Von Hitler zum Hobbit (13 Bilder)

Natürlich ist der ganze Tolkien-Komplex, Kulturindustrie par excellance. Und man kann diese Pseudo-Märchengeschichten auch nicht durch den Gedanken retten, dass ihnen womöglich ein verstecktes utopisches Potential innewohnt. Oder die reaktionären Phantasien damit entschuldigen, dass sie den Technik-Fetischismus der Moderne und deren verborgene Ängste zum Thema machen.

Das Gegenteil ist der Fall: Tolkiens Geschichten sind Instant-Mythen, Mythen aus zweiter Hand und in ihrem Industriecharakter das Gegenteil subversiver Ursprünglichkeit.

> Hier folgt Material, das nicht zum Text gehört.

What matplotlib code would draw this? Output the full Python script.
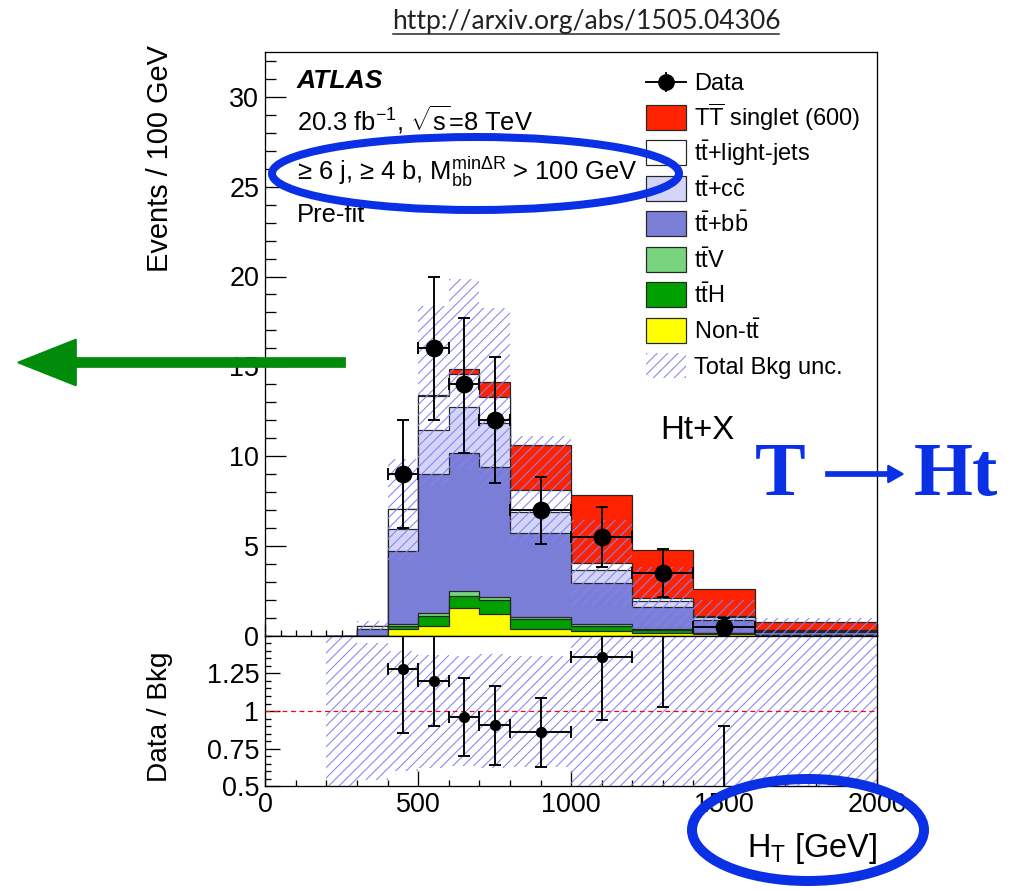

Sie sind glatt, ohne Sperrigkeit, ohne Reibungsflächen, eben Industrieprodukt. Und wer das nach Lektüre der Bücher noch nicht glauben wollte, der könnte es an der Tatsache ablesen, dass nichts sich für Industrieverfilmungen und Industriemerchandisingkampagnen als besser geeignet erwiesen hat. Warum wohl?

Tolkiens Instant-Mythen verraten den anarchistischen Charakter manch alter Mythologie. Sie sind, erst recht in 3-D, Bestätigung, nicht Kritik an der instrumentellen Vernunft, die in Hollywood einen ihrer eifrigsten Gegenwarts-Agenten gefunden hat.